Pondlife and Mating Insects after Spring Rain

Leech and Hawker Dragonfly exuviae

Since our Hawker Dragonflies (Migrant and Southern Hawkers) fly later in the year, we think this exuviae (cast skin) has survived the winter. It may have been hooked on to a plant just above the waterline, and only fallen into the pond with recent disturbance.

Mating Sawflies on Nettle

Sawflies look quite wasplike in their black and yellow, but have no narrow “waist” at the base of the abdomen – they’re pretty much the same width all the way along. All the waisted Hymenoptera evolved from Sawflies.

Mating Bugs on Nettle
Roman Snail crawling in open after rain

We’ve now seen three Roman Snails in different parts of the reserve, after none in the past few years, so either the weather has brought them out, or more likely someone released their pet snails when they no longer wanted them. As the name suggests, the species has been in Britain since the Romans, who introduced them for food. We’re happy to see this handsome species here, but all the same it does constitute an introduction to a nature reserve…

The Unchanging Woods, Maybe

You enter the wood — and you might just as well be in the Middle Ages. When I hear people speak of the Dark Ages, I remind myself how in those days the sun shone in just the same way as it does now, and the flowers glittered in woods where there was no difference from what we see today. … Inside the wood we are in the past as well as in the present.

With these thoughts, John Stewart Collis draws his book Down to Earth, now the second part of the combined volume The Worm Forgives the Plough (see my book review) to a close.

And in a way his thoughts from 1947 are still true today: nature is timeless, specially in a wood.

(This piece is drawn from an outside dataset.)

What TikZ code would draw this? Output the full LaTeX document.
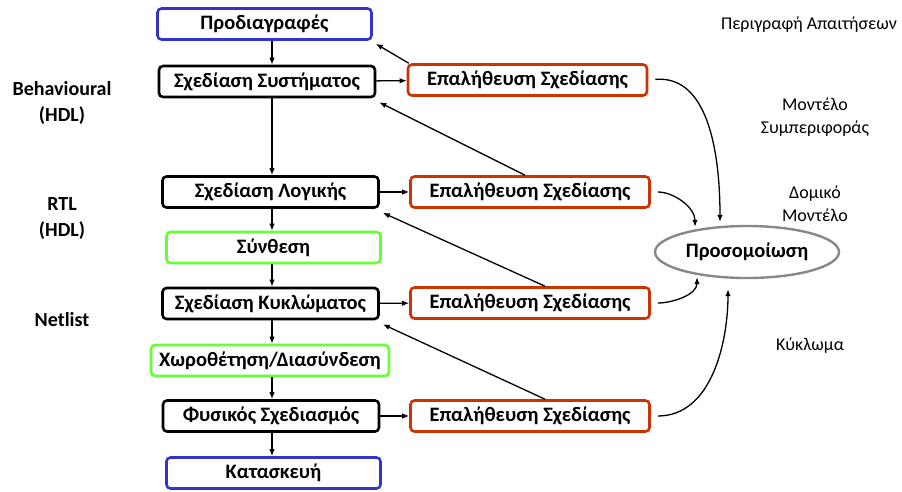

But in another way, the woods of 2014 are very different from those of 1947. The old practice of coppicing is all but dead: a few nature reserves struggle to practise something approaching it; enlightened landowners fell woods in patches rather than clear-felling whole landscapes, approximating the mosaic of new glades, fine old trees, brushwood, young trees and woodland edges bursting with songbirds that characterise true coppice. Often, in the old way of things, coppicing deliberately left behind a few ‘standards’ here and there, fine straight oaks or other hardwoods to grow large timbers for building ships or roof beams. Now, woods are more likely to be managed industrially for timber, or are sadly neglected with ivy on every trunk, brambles all around the forest floor.

Reeves' Muntjac, introduced from China, are now widespread across Britain and Europe
Reeves’ Muntjac, introduced from China, are now widespread across Britain and Europe

And it gets worse. Where Collis took for granted that woods in springtime saw the primrose, then the bluebell, with here and there an orchid, our wild flowers have declined markedly for reasons to do with human interference. Visitors from the cities pick nice-looking flowers, or dig them up to plant in their gardens. Accidental introductions of deer, especially the Muntjac, graze native flowers down to nothing. Many flowers listed in field guides as common are becoming hard to find outside nature reserves.

Numbers of deer in general, including our native Roe and Fallow, are increasing (and they are spreading into the suburbs) as gamekeeping declines. Since all our large native predators like bear, wolf, lynx, wolverine have long ago been hunted to extinction, there is nothing but human hunting to control deer numbers, and current levels of hunting are insufficient. Maybe George Monbiot is right: our woods need rewilding.